By DHIRSHAN GOBIND
In October 2018, the FIFA Council quietly endorsed a major reform in the football transfer system. The FIFA Clearing House (FCH) will centralize, process, and automate payments between clubs following an international transfer or first registration of a professional player.
When a player is registered as a professional for the first time, and each time the player is transferred before his 23rd birthday, clubs that participated in his professional development (i.e. “training clubs”) are entitled to training compensation.
Likewise, when any professional player transfers between clubs for a fee, training clubs are entitled to compensation in the form of solidarity payments. This is especially true in either case if there exists what FIFA terms an “international dimension” – e.g. a South African player signs his first professional contract in Portugal.
Members of Tiki Taka Sports Academy’s MYSAFA-registered development squad in action
Purely domestic cases are governed by the football controlling body in South Africa, SAFA.
Today, even when an international dimension does exist, less than 20% of training rewards are paid out internationally – likely far less in Africa. FIFA, SAFA, and SAFA’s technology partner Inqaku are working together to change this.
These electronic player registrations form the player’s Electronic Player Passport (EPP) that will be used exclusively by the FCH to pay training rewards to qualifying clubs. FIFA projects that by 2023, all payments in international transfers and training rewards will be handled through the FCH.
FIFA estimates that around R6,4B (USD 400M) will be distributed yearly by the FCH to more than 10,000 clubs. If just 1% of that figure (R64M) is directed to South African clubs, it will create massive incentives for investment in player development.
According to the FIFA Transfer Report 2021-22, South African football ranked 54th in the world (7th in Africa) with R580M (USD 34.7M) in transfer fees received by SA clubs.

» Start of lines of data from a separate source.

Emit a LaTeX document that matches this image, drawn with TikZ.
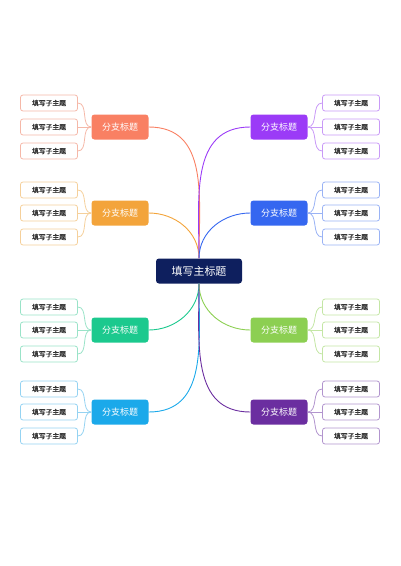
\documentclass[tikz,border=0pt]{standalone}
\usepackage{fontspec}
\newfontfamily\cjk{Noto Sans CJK SC}
\newfontfamily\cjkbold[FakeBold=1.2]{Noto Sans CJK SC}
\usetikzlibrary{arrows.meta}

\definecolor{navy}{HTML}{0E1F5E}
\definecolor{coral}{HTML}{F98063}
\definecolor{coralL}{HTML}{F5B8A8}
\definecolor{amber}{HTML}{F3A43B}
\definecolor{amberL}{HTML}{F5D09B}
\definecolor{mint}{HTML}{1CC98E}
\definecolor{mintL}{HTML}{9AE3C8}
\definecolor{sky}{HTML}{1BA9EA}
\definecolor{skyL}{HTML}{95D3F2}
\definecolor{violet}{HTML}{9B3BF7}
\definecolor{violetL}{HTML}{C99AF7}
\definecolor{royal}{HTML}{3567F0}
\definecolor{royalL}{HTML}{9AB3F5}
\definecolor{lime}{HTML}{8CCF52}
\definecolor{limeL}{HTML}{C4E6A5}
\definecolor{plum}{HTML}{6B2EA0}
\definecolor{plumL}{HTML}{B295CE}
\definecolor{ink}{HTML}{333333}

\begin{document}
\begin{tikzpicture}[x=1pt,y=-1pt,
    main/.style={fill=navy, text=white, rounded corners=3pt, minimum width=86pt, minimum height=25pt, inner sep=0pt, font=\cjk\fontsize{11}{13}\selectfont},
    branch/.style={fill=#1, text=white, rounded corners=3pt, minimum width=57pt, minimum height=25pt, inner sep=0pt, font=\cjk\fontsize{9}{11}\selectfont},
    leaf/.style={draw=#1, fill=white, text=ink, line width=0.8pt, rounded corners=2.5pt, minimum width=57pt, minimum height=16pt, inner sep=0pt, font=\cjkbold\fontsize{6.8}{8}\selectfont},
    trunk/.style={draw=#1, line width=0.9pt},
    twig/.style={draw=#1, line width=0.8pt}]
        \useasboundingbox (0,0) rectangle (400,566);
        \node (T) at (199,271) [main] {填写主标题};

        \node (L1) at (120,127) [branch=coral] {分支标题};
        \node (L2) at (120,213) [branch=amber] {分支标题};
        \node (L3) at (120,330) [branch=mint] {分支标题};
        \node (L4) at (120,412) [branch=sky] {分支标题};
        \node (R1) at (279,127) [branch=violet] {分支标题};
        \node (R2) at (279,213) [branch=royal] {分支标题};
        \node (R3) at (279,330) [branch=lime] {分支标题};
        \node (R4) at (279,412) [branch=plum] {分支标题};

        \node (L1a) at (49,103) [leaf=coralL] {填写子主题};
        \node (L1b) at (49,127) [leaf=coralL] {填写子主题};
        \node (L1c) at (49,151) [leaf=coralL] {填写子主题};
        \node (L2a) at (49,190) [leaf=amberL] {填写子主题};
        \node (L2b) at (49,213) [leaf=amberL] {填写子主题};
        \node (L2c) at (49,237) [leaf=amberL] {填写子主题};
        \node (L3a) at (49,307) [leaf=mintL] {填写子主题};
        \node (L3b) at (49,330) [leaf=mintL] {填写子主题};
        \node (L3c) at (49,354) [leaf=mintL] {填写子主题};
        \node (L4a) at (49,389) [leaf=skyL] {填写子主题};
        \node (L4b) at (49,412) [leaf=skyL] {填写子主题};
        \node (L4c) at (49,436) [leaf=skyL] {填写子主题};
        \node (R1a) at (351,103) [leaf=violetL] {填写子主题};
        \node (R1b) at (351,127) [leaf=violetL] {填写子主题};
        \node (R1c) at (351,151) [leaf=violetL] {填写子主题};
        \node (R2a) at (351,190) [leaf=royalL] {填写子主题};
        \node (R2b) at (351,213) [leaf=royalL] {填写子主题};
        \node (R2c) at (351,237) [leaf=royalL] {填写子主题};
        \node (R3a) at (351,307) [leaf=limeL] {填写子主题};
        \node (R3b) at (351,330) [leaf=limeL] {填写子主题};
        \node (R3c) at (351,354) [leaf=limeL] {填写子主题};
        \node (R4a) at (351,389) [leaf=plumL] {填写子主题};
        \node (R4b) at (351,412) [leaf=plumL] {填写子主题};
        \node (R4c) at (351,436) [leaf=plumL] {填写子主题};

        \draw[trunk=coral] (T.north) to[out=90,in=0,looseness=1.1] (L1.east);
        \draw[trunk=amber] (T.north) to[out=90,in=0] (L2.east);
        \draw[trunk=mint] (T.south) to[out=-90,in=0] (L3.east);
        \draw[trunk=sky] (T.south) to[out=-90,in=0,looseness=1.1] (L4.east);
        \draw[trunk=violet] (T.north) to[out=90,in=180,looseness=1.1] (R1.west);
        \draw[trunk=royal] (T.north) to[out=90,in=180] (R2.west);
        \draw[trunk=lime] (T.south) to[out=-90,in=180] (R3.west);
        \draw[trunk=plum] (T.south) to[out=-90,in=180,looseness=1.1] (R4.west);

        \draw[twig=coralL] (L1.west) to[out=180,in=0] (L1a.east);
        \draw[twig=coralL] (L1.west) -- (L1b.east);
        \draw[twig=coralL] (L1.west) to[out=180,in=0] (L1c.east);
        \draw[twig=amberL] (L2.west) to[out=180,in=0] (L2a.east);
        \draw[twig=amberL] (L2.west) -- (L2b.east);
        \draw[twig=amberL] (L2.west) to[out=180,in=0] (L2c.east);
        \draw[twig=mintL] (L3.west) to[out=180,in=0] (L3a.east);
        \draw[twig=mintL] (L3.west) -- (L3b.east);
        \draw[twig=mintL] (L3.west) to[out=180,in=0] (L3c.east);
        \draw[twig=skyL] (L4.west) to[out=180,in=0] (L4a.east);
        \draw[twig=skyL] (L4.west) -- (L4b.east);
        \draw[twig=skyL] (L4.west) to[out=180,in=0] (L4c.east);
        \draw[twig=violetL] (R1.east) to[out=0,in=180] (R1a.west);
        \draw[twig=violetL] (R1.east) -- (R1b.west);
        \draw[twig=violetL] (R1.east) to[out=0,in=180] (R1c.west);
        \draw[twig=royalL] (R2.east) to[out=0,in=180] (R2a.west);
        \draw[twig=royalL] (R2.east) -- (R2b.west);
        \draw[twig=royalL] (R2.east) to[out=0,in=180] (R2c.west);
        \draw[twig=limeL] (R3.east) to[out=0,in=180] (R3a.west);
        \draw[twig=limeL] (R3.east) -- (R3b.west);
        \draw[twig=limeL] (R3.east) to[out=0,in=180] (R3c.west);
        \draw[twig=plumL] (R4.east) to[out=0,in=180] (R4a.west);
        \draw[twig=plumL] (R4.east) -- (R4b.west);
        \draw[twig=plumL] (R4.east) to[out=0,in=180] (R4c.west);
    \end{tikzpicture}
\end{document}
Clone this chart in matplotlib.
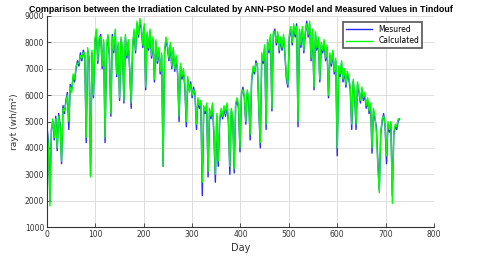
import numpy as np
import matplotlib
matplotlib.use('Agg')
import matplotlib.pyplot as plt

# daily irradiation, one value every 3 days (days 0, 3, 6, ... 729)
step = 3
measured = [
    4800, 4200, 2000, 4700, 5000, 4300, 5200, 3900, 5300, 4900, 3400,
    5600, 5300, 5800, 6100, 4700, 6400, 6200, 6700, 6500, 7000,
    7300, 7100, 7600, 7300, 7700, 7500, 4200, 7700, 7400, 2950,
    7600, 5900, 8000, 8400, 7200, 8100, 8300, 7000, 8000, 4200,
    7800, 8200, 7400, 5200, 8300, 7600, 8400, 6700, 7900, 5800,
    8100, 7700, 5700, 8200, 7400, 8000, 6900, 5500, 7800, 8400,
    7600, 8700, 8200, 8800, 8500, 7800, 8600, 6200, 8300, 7700,
    8400, 7400, 8100, 6500, 8000, 7200, 7700, 6800, 7500, 3300,
    7600, 8100, 7800, 7300, 7900, 7000, 7700, 6900, 7400, 6800,
    5000, 7100, 6600, 6900, 6300, 4800, 6600, 6200, 6500, 5900,
    6300, 6000, 4700, 5800, 5500, 5700, 2200, 5500, 5300, 5600,
    2900, 5400, 5100, 5600, 4500, 2700, 5200, 3300, 5000, 5400,
    5100, 5500, 5200, 5600, 5000, 3000, 5400, 5100, 3050, 5600,
    5800, 5500, 3850, 6000, 6300, 5900, 4900, 6100, 5800, 4300,
    6500, 7000, 6800, 7300, 7100, 5400, 4000, 7500, 7200, 7800,
    4700, 8000, 7600, 8200, 5400, 8300, 8500, 7900, 8300, 7600,
    8100, 7700, 8200, 7500, 6600, 6300, 8200, 8500, 7900, 8600,
    8200, 8700, 4800, 8400, 7800, 8500, 7600, 8300, 8800, 8200,
    8700, 7300, 8400, 6200, 8300, 7700, 8100, 6500, 7900, 7600,
    8000, 7300, 7800, 5900, 7500, 7100, 7600, 6800, 7300, 3700,
    7000, 6700, 7200, 6500, 6900, 6300, 6800, 6600, 6200, 4700,
    6500, 6000, 4700, 6400, 6100, 5700, 6200, 5800, 6000, 5500,
    5800, 5300, 5600, 3800, 5400, 5100, 4800, 3500, 2400, 4500,
    5000, 5300, 4800, 3400, 4900, 4600, 4900, 2200, 4500, 4800, 4700, 5000, 5100,
]
calculated = [
    4700, 4000, 1800, 4600, 5100, 4400, 5100, 4000, 5200, 4800, 3500,
    5500, 5400, 5700, 6000, 5000, 6300, 6100, 6800, 6600, 7100,
    7200, 7200, 7500, 7400, 7600, 7600, 4400, 7800, 7300, 2900,
    7700, 6000, 8100, 8500, 7300, 8200, 8200, 7100, 8100, 4400,
    7900, 8300, 7500, 5300, 8200, 7700, 8500, 6800, 8000, 5900,
    8200, 7800, 5800, 8300, 7500, 8100, 7000, 5700, 7900, 8500,
    7700, 8800, 8300, 8900, 8600, 7900, 8700, 6300, 8400, 7800,
    8500, 7500, 8200, 6600, 8100, 7300, 7800, 6900, 7600, 3300,
    7700, 8200, 7900, 7400, 8000, 7100, 7800, 7000, 7500, 6900,
    5200, 7200, 6700, 7000, 6400, 5000, 6700, 6100, 6400, 6000,
    6200, 6100, 4900, 5900, 5600, 5800, 2700, 5600, 5400, 5700,
    3100, 5500, 5200, 5700, 4700, 3000, 5300, 3500, 5100, 5500,
    5200, 5600, 5300, 5700, 5100, 3300, 5500, 5200, 3200, 5700,
    5900, 5600, 4000, 6100, 6200, 6000, 5000, 6200, 5900, 4500,
    6600, 7100, 6900, 7200, 7200, 5500, 4200, 7600, 7300, 7900,
    4900, 8100, 7700, 8300, 5500, 8400, 8400, 8000, 8400, 7700,
    8200, 7800, 8300, 7600, 6700, 6400, 8300, 8600, 8000, 8700,
    8300, 8600, 5000, 8500, 7900, 8600, 7700, 8400, 8700, 8300,
    8800, 7400, 8500, 6300, 8400, 7800, 8200, 6600, 8000, 7700,
    8100, 7400, 7900, 6000, 7600, 7200, 7700, 6900, 7400, 4000,
    7100, 6800, 7300, 6600, 7000, 6400, 6900, 6700, 6300, 4900,
    6600, 6100, 4900, 6500, 6200, 5800, 6300, 5900, 6100, 5600,
    5900, 5400, 5700, 4000, 5500, 5200, 4600, 3300, 2300, 4600,
    5100, 5200, 4900, 3700, 5000, 4700, 5000, 1900, 4600, 4900, 4800, 5100, 5100,
]
days = np.arange(len(measured)) * step

fig = plt.figure(figsize=(4.8, 2.65), dpi=100)
ax = fig.add_axes([0.098, 0.143, 0.806, 0.797])

ax.plot(days, measured, color='#2828ff', lw=1.0, label='Mesured')
ax.plot(days, calculated, color='#00ff00', lw=1.0, label='Calculated')

ax.set_xlim(0, 800)
ax.set_ylim(1000, 9000)
ax.set_xticks(range(0, 801, 100))
ax.set_yticks(range(1000, 9001, 1000))
ax.grid(True, color='#d9d9d9', lw=0.6)
ax.set_axisbelow(True)
ax.tick_params(direction='in', labelsize=5.5, length=3, width=0.6, colors='#333333', pad=2)
ax.spines['top'].set_visible(False)
ax.spines['right'].set_visible(False)
for s in ('left', 'bottom'):
    ax.spines[s].set_linewidth(0.8)
    ax.spines[s].set_color('#333333')

ax.set_title('Comparison between the Irradiation Calculated by ANN-PSO Model and Measured Values in Tindouf',
             fontsize=6.4, fontweight='bold', pad=3, family='Liberation Sans')
ax.set_xlabel('Day', fontsize=7, color='#333333', labelpad=3)
ax.set_ylabel('rayt (wh/m²)', fontsize=6.5, color='#333333', labelpad=4)

leg = ax.legend(loc='upper right', bbox_to_anchor=(0.98, 0.99), fontsize=5.5, fancybox=False,
                framealpha=1, handlelength=3.5, borderpad=0.4, labelspacing=0.3)
leg.get_frame().set_edgecolor('#555555')
leg.get_frame().set_linewidth(1.2)

fig.savefig('out.png', dpi=100)
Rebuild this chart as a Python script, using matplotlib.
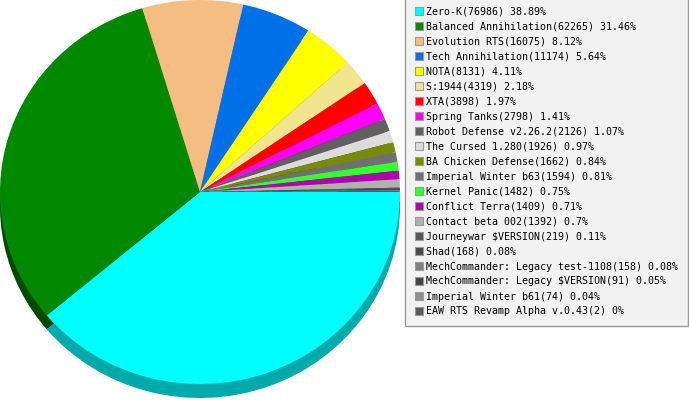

The lion’s share would have of course been paid to NSL clubs, and while the figure hints at the scale of the player development industry, it does not include training compensation or solidarity claims for SA players transferring between foreign clubs.
It is thus evident that the FCH system will uplift many football academies and clubs in SA that often struggle with access to funds. South African clubs need not only to be aware of FCH benefits but also of the ramifications of non-compliance.
There will be no more club-to-club payments on transfers where the FCH is competent to act. This means that, per FIFA, unregistered clubs will have no access to funds generated by the international transfer of a former player. FIFA may allow for a grace period to comply with FCH regulations and/or a transitional period, but it is unclear if importing historical registration records from the past will be allowed.
The FCH will literally be a game-changer, ensuring clubs are compensated to letter of FIFA’s regulations. It also creates the potential for compliant MAs to gain an advantage over rival nations in player development investment. SAFA is in a better position than most, if not all, CAF MAs to profit from these reforms.
That advantage will be multiplied by greater adoption of MYSAFA and by strengthening SAFA’s RSTP and enshrining domestic solidarity as the law of the land.